The model does require producers to spend money before they receive any match, which creates an upfront cost barrier. Producers with limited capital may struggle to access match funding even if they are willing. This can create an uneven playing field where wealthier holdings benefit disproportionately. The administration is also more complex than Model A, requiring verification of claims and tier-based calculation of match rates.
Surplus that is not claimed through match funding in any given year rolls into the scheme's general reserves, ensuring that unclaimed funds are not lost but contribute to collective resilience.
Indicative figures assume £400k distributable scheme surplus. The Consortium will agree actual splits in adoption.
What this means for your holding
Under Model B, the more you invest in ecological delivery on your holding, the more the scheme matches it. A holding at Bronze tier investing in hedgerow restoration would see a lower match rate than a Gold tier holding delivering peatland rewetting — the model rewards demonstrated commitment.
Advantages and trade-offs
- Rewards initiative: Producers who actively invest in ecological outcomes receive a direct financial return, creating a clear incentive to go beyond baseline requirements.
- Verifiable and transparent: Distribution is tied to demonstrated spending with evidence, reducing disputes about who deserves what share of the surplus.
- Capital barrier: Producers must spend before they can claim a match, which disadvantages holdings with limited upfront capital — potentially creating inequity between larger and smaller farms.
- Administrative complexity: Requires a claims process, evidence verification, and tier-based calculations that add overhead compared to simpler distribution models.
In relation to the 4 Returns
Model B makes the surplus contingent on producer investment: you spend first, the scheme matches second, with a higher multiplier at higher trustmark tiers. Against the Commonland 4 Returns framework, that tilts the picture toward the producers who can move fastest.
- Return of Inspiration: Strong for active producers — there is a direct, personal link between individual initiative and reward, which is a powerful story to tell on the holding and between neighbours. Weaker for producers priced out of the match by upfront cost.
- Return of Social Capital: Mixed — match funding rewards individuals rather than collective action, and the capital barrier risks creating a visible inequity between better-resourced and more marginal holdings, which can corrode trust if not managed.

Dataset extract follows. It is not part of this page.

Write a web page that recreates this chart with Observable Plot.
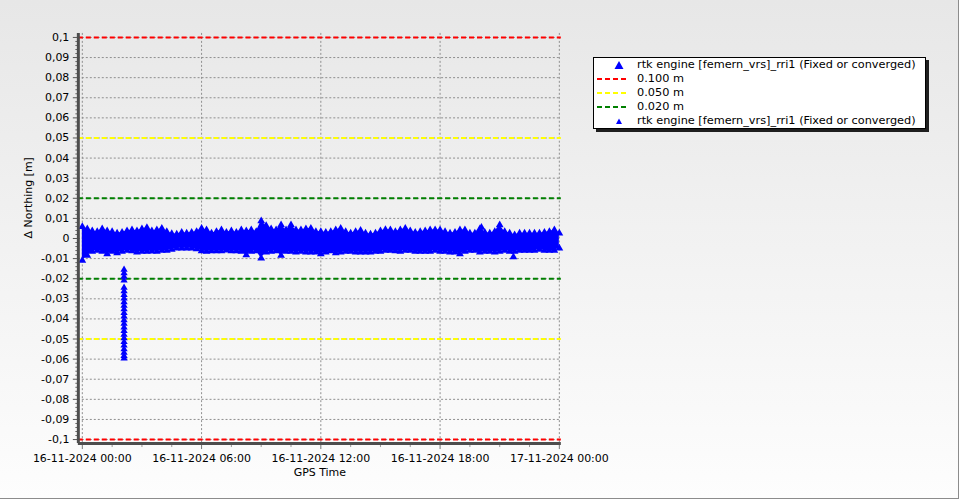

- Return of Natural Capital: Strong in aggregate — ties distribution to verifiable ecological spend, so every pound of surplus distributed is tethered to a pound of delivery on the ground. Unclaimed funds flow to scheme reserves.
- Return of Financial Capital: Mixed — meaningful holding-level return for those with capital to invest, little or none for those without. Aggregate scheme finances stay healthy because unclaimed match rolls into reserves.